I'm no expert, but I have been through a couple of tough times with one of my "home grown" sons and I know how obsessive the mind gets in these circumstances. When someone is wanting acceptance of behaviours that you find unacceptable, to try and work out what you can do for the person being unacceptable is a 24/7 problem. But......until they are willing to take some responsibility for their behaviour there is nothing you can do. Nothing....nada.....nil....zero!!!!! There has to be a need to change - a will to want better - at least one small step towards recovery- and of course, they need support from those they love. Most professionals will tell you that they hurt those they love the most - and I agree with that completely.
You say you would like to pull back? I agree with you - we all need to set out own pace, and if this is too much for you at this time, tell him....take a step back....and stay there until you are able to handle the situation or until he shows a real willingness to be rational. You are his birthmom, but there is another woman out there who is his Mom. How does he relate to her? Is he supported by family? He is not your responsibility (he is an adult), and what he does as a 25+ yr old is not your immediate problem. It is his - to deal with, and to sort.

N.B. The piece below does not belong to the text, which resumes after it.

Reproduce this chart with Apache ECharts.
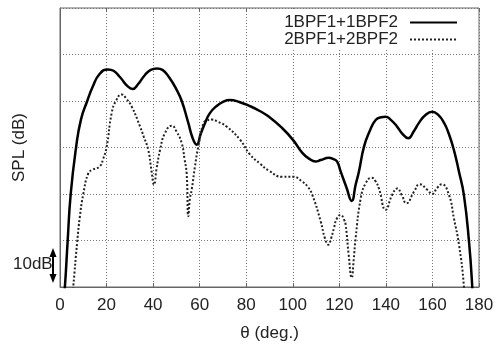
<!DOCTYPE html>
<html>
<head>
<meta charset="utf-8">
<script src="https://cdn.jsdelivr.net/npm/echarts@6/dist/echarts.min.js"></script>
<style>html,body{margin:0;padding:0;background:#fff;}#c{width:498px;height:347px;}</style>
</head>
<body>
<div id="c"></div>
<script>
// Tick labels
var xTicks = [0, 20, 40, 60, 80, 100, 120, 140, 160, 180];
// Series 1: 1BPF1+1BPF2 (solid)
var thetaSolid = [0.5,2.1,3.3,4.6,6.9,9,11.7,14,17,20.6,23,26,29,31.2,33.5,36.5,39,41.7,44,47,50,52.3,55,57,58.7,60.5,62.5,64.4,67,70,73,77,81.6,86,89.8,95.4,100,104,107,109.8,112,115.5,117.5,119,120.6,123,125.3,127,128.4,130.6,133,135.6,138,139.9,142,144.8,147,149.6,152,154.2,157,159.9,162.5,165,167,169.2,171.4,173.5,175.7,177.1,178];
var splSolid   = [-10,0,10,20,30,36,40,43,45.8,46.8,46.5,45,43.2,42.6,43.6,45.6,46.7,47,46.7,45,42.5,40,35.5,32,30.6,33,35.5,37.4,38.8,39.8,40.2,39.8,38.9,37.8,36.6,34.2,31.7,28.9,27.6,27,27.3,27.8,27.5,27,24.8,21.5,18.5,22,24.8,30.2,33.5,35.9,36.5,36.6,36,34.5,33,32,33.5,35.3,37,37.7,37,35.3,33,29.5,24.8,19.8,9.8,0,-10];
// Series 2: 2BPF1+2BPF2 (dotted)
var thetaDot = [4,5.7,7.4,8.5,10,12.2,14,17.2,18.5,20,22.2,24,26.5,28.5,30.8,34.4,36,37.9,39.3,40.4,41.5,43,45,48,50,52.3,53.5,54.4,55.1,55.8,56.6,58,59.4,61.6,63,65.2,68,71.6,77.3,81.6,86,89.8,95.5,100.2,104,106.5,108.4,112,113.8,115.3,116.5,117.7,119,120.6,122,122.7,124,125.3,126.2,127,129.2,131.3,133.9,135.5,137,139.9,142.7,144.9,146.8,148.8,152.1,154.5,157.8,159.9,162,164,167.1,169.2,171.4,173.5,174.5];
var splDot   = [-10,0,9.8,15,20,24.5,25.2,26,27.5,30,37.4,40,41.4,40.5,38.8,34.5,32.3,29.5,25,22,25.5,29.5,33,34.7,33.5,30.9,27.5,24.5,15.2,19,21,26,30.2,35.2,35.8,36,35.5,34.5,31.7,28.5,26.5,25,23.7,23.7,22.7,21.5,19.8,14.1,10.5,9.1,10.5,12.7,14.8,15.5,14.5,13.4,7,2,6,10.5,19.1,22.3,23.5,22.8,21.2,16.6,19.8,21.2,19.8,18,20.5,22.1,20.9,20,21.3,22.1,19.8,14.8,9.1,0.2,-10];
var seriesNames = ['1BPF1+1BPF2', '2BPF1+2BPF2'];

function zip(a, b) { return a.map(function (v, i) { return [v, b[i]]; }); }

var FONT = 'Liberation Sans';
var FS = 17;
var chart = echarts.init(document.getElementById('c'), null, { renderer: 'canvas' });
var gridLine = { show: true, lineStyle: { color: '#777', type: [1, 2], width: 1 } };
chart.setOption({
  animation: false,
  backgroundColor: '#fff',
  textStyle: { fontFamily: FONT },
  grid: { left: 60, right: 19, top: 8, bottom: 59, show: true, borderColor: '#666', borderWidth: 1, backgroundColor: 'transparent' },
  xAxis: [{
    type: 'value', min: 0, max: 180, interval: 20,
    name: 'θ (deg.)', nameLocation: 'middle', nameGap: 38,
    nameTextStyle: { fontSize: FS, color: '#222', fontFamily: FONT },
    axisLine: { show: true, lineStyle: { color: '#666' } },
    axisTick: { show: true, inside: true, length: 4, lineStyle: { color: '#666' } },
    axisLabel: { fontSize: FS, color: '#222', margin: 10, fontFamily: FONT },
    splitLine: gridLine
  }, {
    type: 'value', min: 0, max: 180, interval: 20, position: 'top',
    axisLine: { show: false },
    axisTick: { show: true, inside: true, length: 4, lineStyle: { color: '#666' } },
    axisLabel: { show: false }, splitLine: { show: false }
  }],
  yAxis: {
    type: 'value', min: 0, max: 60, interval: 10,
    name: 'SPL (dB)', nameLocation: 'middle', nameGap: 32,
    nameTextStyle: { fontSize: FS, color: '#222', fontFamily: FONT },
    axisLine: { show: true, lineStyle: { color: '#666' } },
    axisTick: { show: false },
    axisLabel: { show: false },
    splitLine: gridLine
  },
  legend: {
    orient: 'vertical', right: 20, top: 9, align: 'right',
    padding: [5, 20, 2, 9], backgroundColor: '#fff',
    itemWidth: 47, itemHeight: 14, itemGap: 0,
    itemStyle: { opacity: 0 },
    textStyle: { fontSize: FS, color: '#222', lineHeight: 14, fontFamily: FONT, padding: [0, 7, 0, 0] },
    data: seriesNames,
    z: 10
  },
  series: [{
    name: seriesNames[0], type: 'line', data: zip(thetaSolid, splSolid),
    smooth: 0.5, symbol: 'none', clip: true,
    lineStyle: { color: '#000', width: 2.5 }, itemStyle: { color: '#000' }
  }, {
    name: seriesNames[1], type: 'line', data: zip(thetaDot, splDot),
    smooth: 0.5, symbol: 'none', clip: true,
    lineStyle: { color: '#222', width: 2, type: [2, 2] }, itemStyle: { color: '#222' }
  }],
  graphic: [
    { type: 'text', left: 13, top: 256, z: 5, style: { text: '10dB', font: FS + 'px "Liberation Sans"', fill: '#222' } },
    { type: 'line', z: 6, shape: { x1: 53, y1: 254, x2: 53, y2: 277 }, style: { stroke: '#000', lineWidth: 2 } },
    { type: 'polygon', z: 6, shape: { points: [[53, 248], [49.5, 257], [56.5, 257]] }, style: { fill: '#000' } },
    { type: 'polygon', z: 6, shape: { points: [[53, 283], [49.5, 274], [56.5, 274]] }, style: { fill: '#000' } }
  ]
});
</script>
</body>
</html>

Harsh words.....but honest. Be strong. I understand how you feel he is yours (I think all birthmothers feel that) but his problems are not yours - they are of his making and so are his responsibility. You want a connection (right? ) not a complication. Set your boundaries and stick to them as firmly as you can.
Most importantly, don't make him your responsibility - he needs to be resonsible for self first.
I feel for you Jannyroo - it must be so difficult finally being able to know your young man, and finding him in this situation. Reunion is so stressful at the best of times. Your emotions and thoughts are all over the place and will be for a while yet. I was bouncing off the walls for months. I saw reunion as a way to right my No.1 wrong and the energy expended was huge. I didn't sleep well, couldn't concentrate, and like you wondered if I could ever get my old life back. But....eventually it all settled down..and I'm sure yours will too with help from your therapist and friends. Look after yourself first. Make yourself the priority and be kind to yourself instead of beating yourself up for placing him or / being dissapointed now / or not being able to "fix" his problems.
Keep posting - it helps - and there will always be someone here who can understand what you are going through and offer support. We have walked the walk - know how hard it is, and can understand your pain.